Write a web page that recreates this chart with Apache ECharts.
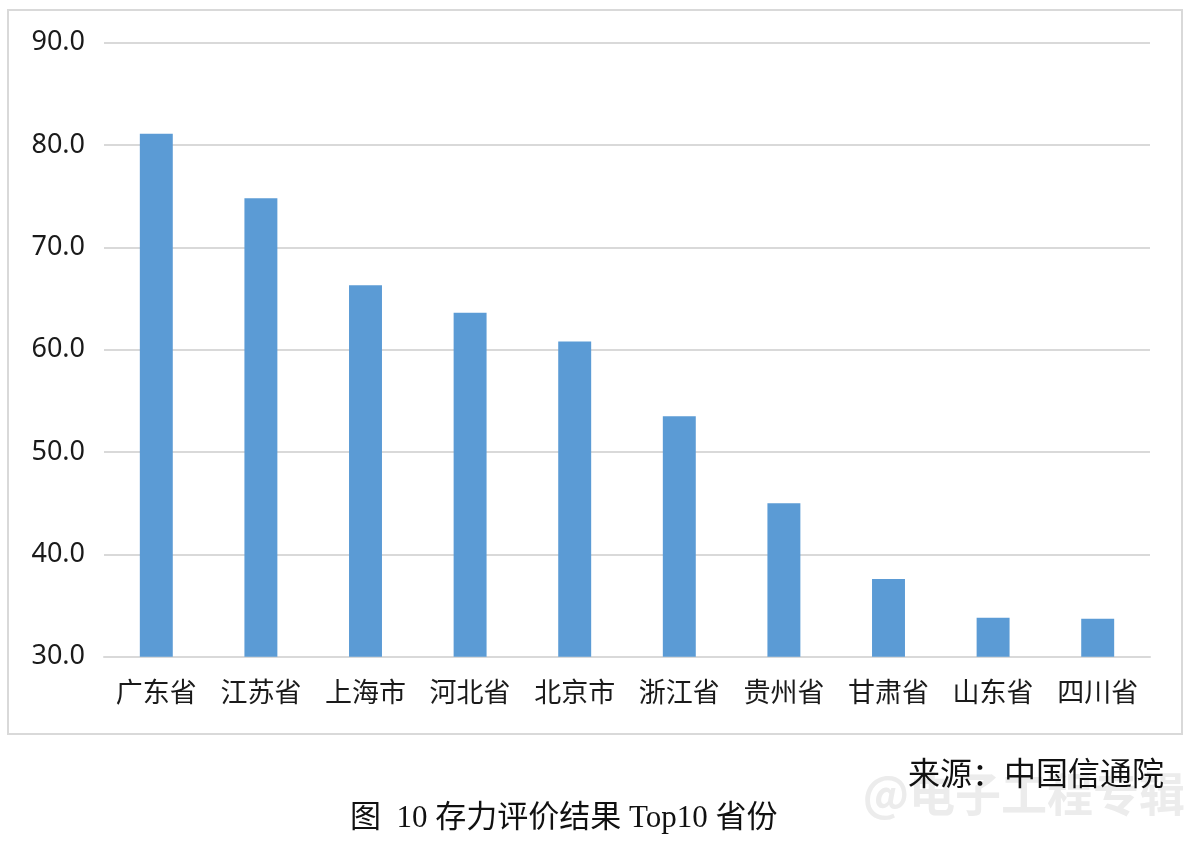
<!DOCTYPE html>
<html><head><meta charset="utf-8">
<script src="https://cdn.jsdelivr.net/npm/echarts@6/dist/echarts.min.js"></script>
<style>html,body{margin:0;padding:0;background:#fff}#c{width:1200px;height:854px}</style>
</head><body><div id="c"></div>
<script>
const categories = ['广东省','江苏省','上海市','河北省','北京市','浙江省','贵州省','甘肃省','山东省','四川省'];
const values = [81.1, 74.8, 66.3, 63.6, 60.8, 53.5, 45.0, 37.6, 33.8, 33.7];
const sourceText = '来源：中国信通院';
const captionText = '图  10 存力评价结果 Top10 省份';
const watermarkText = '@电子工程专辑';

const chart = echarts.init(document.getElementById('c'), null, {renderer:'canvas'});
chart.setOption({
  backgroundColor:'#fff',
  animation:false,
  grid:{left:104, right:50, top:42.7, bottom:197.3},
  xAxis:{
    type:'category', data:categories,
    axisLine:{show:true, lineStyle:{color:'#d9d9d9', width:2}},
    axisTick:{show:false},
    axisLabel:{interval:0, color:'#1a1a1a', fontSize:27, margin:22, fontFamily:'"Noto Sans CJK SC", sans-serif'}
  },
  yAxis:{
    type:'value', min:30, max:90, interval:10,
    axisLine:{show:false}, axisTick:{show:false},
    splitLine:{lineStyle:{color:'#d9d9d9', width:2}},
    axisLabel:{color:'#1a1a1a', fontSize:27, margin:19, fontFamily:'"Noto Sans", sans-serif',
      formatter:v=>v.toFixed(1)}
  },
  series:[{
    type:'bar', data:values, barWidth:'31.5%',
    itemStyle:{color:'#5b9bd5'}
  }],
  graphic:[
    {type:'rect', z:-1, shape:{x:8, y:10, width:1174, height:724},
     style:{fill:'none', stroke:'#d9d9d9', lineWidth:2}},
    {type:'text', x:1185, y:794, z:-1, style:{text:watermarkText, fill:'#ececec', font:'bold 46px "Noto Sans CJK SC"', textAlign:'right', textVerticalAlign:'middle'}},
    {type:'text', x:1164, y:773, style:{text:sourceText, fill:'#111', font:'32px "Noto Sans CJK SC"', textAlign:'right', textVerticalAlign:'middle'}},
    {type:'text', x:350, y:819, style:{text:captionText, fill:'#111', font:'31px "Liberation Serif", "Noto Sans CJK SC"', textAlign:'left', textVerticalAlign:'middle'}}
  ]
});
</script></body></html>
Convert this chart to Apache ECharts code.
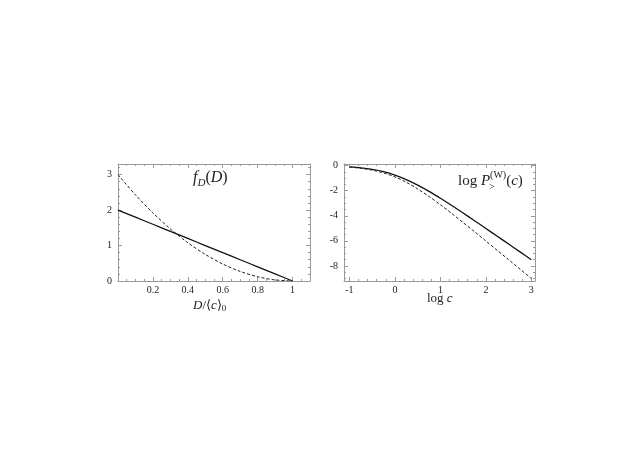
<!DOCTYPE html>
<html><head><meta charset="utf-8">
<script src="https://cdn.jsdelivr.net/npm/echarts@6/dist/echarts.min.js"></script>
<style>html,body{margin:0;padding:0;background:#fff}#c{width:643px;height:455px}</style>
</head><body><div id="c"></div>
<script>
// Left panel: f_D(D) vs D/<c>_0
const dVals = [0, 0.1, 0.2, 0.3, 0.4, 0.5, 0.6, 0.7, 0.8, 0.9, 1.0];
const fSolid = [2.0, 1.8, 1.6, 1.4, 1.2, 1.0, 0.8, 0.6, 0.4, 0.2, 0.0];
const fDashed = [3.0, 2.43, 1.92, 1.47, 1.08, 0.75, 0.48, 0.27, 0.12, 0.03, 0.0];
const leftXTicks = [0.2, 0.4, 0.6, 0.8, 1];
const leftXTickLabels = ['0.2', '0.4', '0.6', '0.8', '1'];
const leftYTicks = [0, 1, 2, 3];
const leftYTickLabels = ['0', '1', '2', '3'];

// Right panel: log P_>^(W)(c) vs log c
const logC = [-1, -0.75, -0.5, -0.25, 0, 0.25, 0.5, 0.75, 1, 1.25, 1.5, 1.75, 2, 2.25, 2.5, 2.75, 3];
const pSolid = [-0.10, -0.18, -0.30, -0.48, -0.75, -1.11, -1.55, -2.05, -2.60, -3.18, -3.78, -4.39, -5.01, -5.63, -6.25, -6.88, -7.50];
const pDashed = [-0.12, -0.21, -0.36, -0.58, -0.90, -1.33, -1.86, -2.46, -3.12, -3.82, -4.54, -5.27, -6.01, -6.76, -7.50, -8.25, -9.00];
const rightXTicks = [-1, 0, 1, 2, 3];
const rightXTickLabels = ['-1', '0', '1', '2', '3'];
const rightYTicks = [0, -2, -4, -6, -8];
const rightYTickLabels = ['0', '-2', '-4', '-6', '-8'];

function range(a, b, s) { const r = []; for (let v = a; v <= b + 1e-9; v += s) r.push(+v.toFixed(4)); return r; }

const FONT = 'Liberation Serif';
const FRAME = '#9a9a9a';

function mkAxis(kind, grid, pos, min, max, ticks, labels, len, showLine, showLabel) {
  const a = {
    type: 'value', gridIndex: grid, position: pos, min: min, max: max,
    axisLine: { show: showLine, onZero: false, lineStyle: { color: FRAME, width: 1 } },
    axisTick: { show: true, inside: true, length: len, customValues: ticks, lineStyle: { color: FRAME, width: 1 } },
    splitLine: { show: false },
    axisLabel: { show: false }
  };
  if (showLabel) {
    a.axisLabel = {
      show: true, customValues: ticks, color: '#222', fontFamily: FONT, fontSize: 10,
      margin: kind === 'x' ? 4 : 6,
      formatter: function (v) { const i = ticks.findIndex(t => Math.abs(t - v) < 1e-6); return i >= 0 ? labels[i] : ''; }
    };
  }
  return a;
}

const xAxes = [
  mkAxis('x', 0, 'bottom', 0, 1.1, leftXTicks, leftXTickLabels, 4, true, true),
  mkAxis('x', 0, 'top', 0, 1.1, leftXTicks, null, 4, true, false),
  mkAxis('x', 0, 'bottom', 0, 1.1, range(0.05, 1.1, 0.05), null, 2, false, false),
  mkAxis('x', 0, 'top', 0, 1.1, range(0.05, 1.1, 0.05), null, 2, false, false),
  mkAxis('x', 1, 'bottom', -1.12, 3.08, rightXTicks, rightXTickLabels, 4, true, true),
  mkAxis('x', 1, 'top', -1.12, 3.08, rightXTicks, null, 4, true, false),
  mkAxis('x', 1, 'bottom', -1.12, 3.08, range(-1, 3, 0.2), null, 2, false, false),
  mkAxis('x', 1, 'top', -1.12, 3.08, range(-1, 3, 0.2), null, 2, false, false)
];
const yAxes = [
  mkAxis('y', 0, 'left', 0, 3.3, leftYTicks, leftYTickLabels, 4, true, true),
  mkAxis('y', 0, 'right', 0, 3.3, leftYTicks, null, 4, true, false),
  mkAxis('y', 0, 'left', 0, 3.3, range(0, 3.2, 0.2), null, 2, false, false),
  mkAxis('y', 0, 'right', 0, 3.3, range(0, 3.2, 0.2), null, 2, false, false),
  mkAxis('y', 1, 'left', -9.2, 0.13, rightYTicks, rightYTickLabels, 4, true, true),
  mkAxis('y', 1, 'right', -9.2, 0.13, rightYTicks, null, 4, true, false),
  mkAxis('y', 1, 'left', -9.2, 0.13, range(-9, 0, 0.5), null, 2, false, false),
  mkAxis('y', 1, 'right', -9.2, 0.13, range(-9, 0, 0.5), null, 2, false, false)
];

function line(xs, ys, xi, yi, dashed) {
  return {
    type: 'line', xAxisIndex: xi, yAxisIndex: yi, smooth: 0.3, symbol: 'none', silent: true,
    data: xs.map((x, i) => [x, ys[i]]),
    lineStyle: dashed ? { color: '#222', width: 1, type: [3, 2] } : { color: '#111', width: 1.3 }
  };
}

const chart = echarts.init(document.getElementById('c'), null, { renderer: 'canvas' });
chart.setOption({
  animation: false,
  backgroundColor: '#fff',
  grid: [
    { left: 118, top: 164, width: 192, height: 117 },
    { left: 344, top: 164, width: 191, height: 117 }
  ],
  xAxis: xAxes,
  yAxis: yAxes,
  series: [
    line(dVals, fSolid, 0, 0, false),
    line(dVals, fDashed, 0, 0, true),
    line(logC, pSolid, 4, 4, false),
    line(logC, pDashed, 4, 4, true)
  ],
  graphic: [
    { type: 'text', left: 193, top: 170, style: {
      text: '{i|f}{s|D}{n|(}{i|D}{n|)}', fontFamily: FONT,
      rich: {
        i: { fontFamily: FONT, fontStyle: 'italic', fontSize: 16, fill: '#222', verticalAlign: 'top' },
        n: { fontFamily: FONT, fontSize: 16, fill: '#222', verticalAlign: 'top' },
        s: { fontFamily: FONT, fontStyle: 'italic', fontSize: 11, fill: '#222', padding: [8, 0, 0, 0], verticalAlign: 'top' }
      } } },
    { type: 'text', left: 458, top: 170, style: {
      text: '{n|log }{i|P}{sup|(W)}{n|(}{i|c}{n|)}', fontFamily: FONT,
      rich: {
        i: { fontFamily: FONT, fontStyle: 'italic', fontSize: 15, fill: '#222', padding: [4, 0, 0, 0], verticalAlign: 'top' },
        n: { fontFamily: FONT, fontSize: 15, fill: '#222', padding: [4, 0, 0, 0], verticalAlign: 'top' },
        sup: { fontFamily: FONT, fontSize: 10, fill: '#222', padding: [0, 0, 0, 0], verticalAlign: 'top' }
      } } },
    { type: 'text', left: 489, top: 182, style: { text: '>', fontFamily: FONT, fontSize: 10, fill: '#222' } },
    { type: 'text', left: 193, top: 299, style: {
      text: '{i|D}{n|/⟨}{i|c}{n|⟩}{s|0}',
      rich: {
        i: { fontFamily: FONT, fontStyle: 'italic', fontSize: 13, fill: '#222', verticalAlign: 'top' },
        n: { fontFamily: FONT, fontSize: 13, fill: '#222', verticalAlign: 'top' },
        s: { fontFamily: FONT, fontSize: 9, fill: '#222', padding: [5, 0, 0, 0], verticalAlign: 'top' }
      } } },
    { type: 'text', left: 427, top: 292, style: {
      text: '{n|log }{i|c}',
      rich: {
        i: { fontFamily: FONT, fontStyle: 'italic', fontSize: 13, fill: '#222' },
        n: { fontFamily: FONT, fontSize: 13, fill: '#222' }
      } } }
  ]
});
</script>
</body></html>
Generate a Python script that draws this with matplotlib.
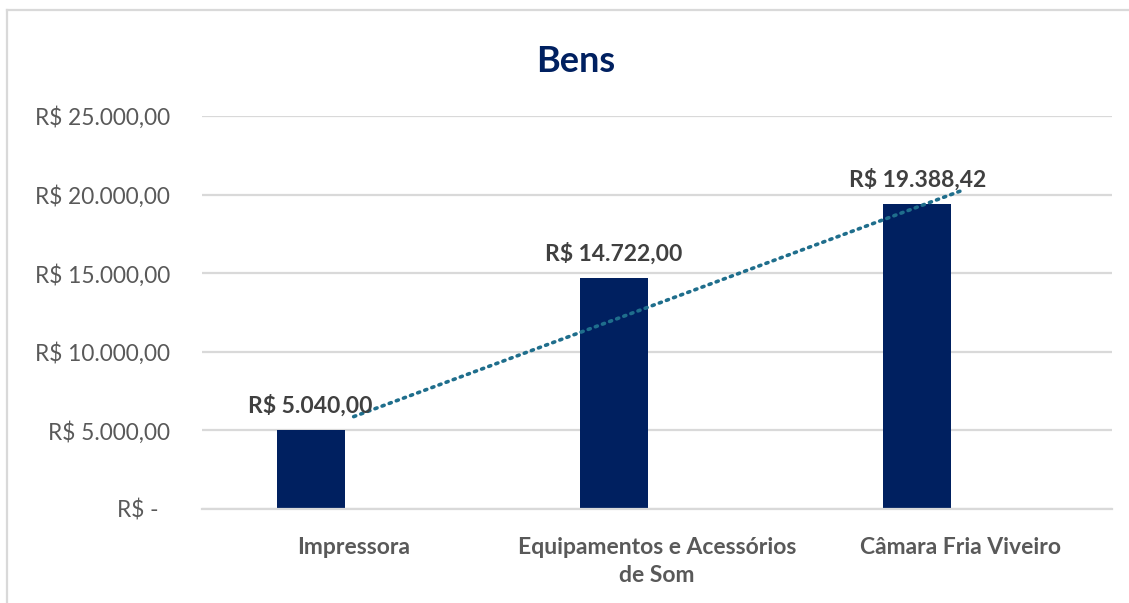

******************************

Task requirements: Where a line above contains the word "with", copy that line.

Result of this exercise:
Write a web page that recreates this chart with Apache ECharts.
Generate a Python script that draws this with matplotlib.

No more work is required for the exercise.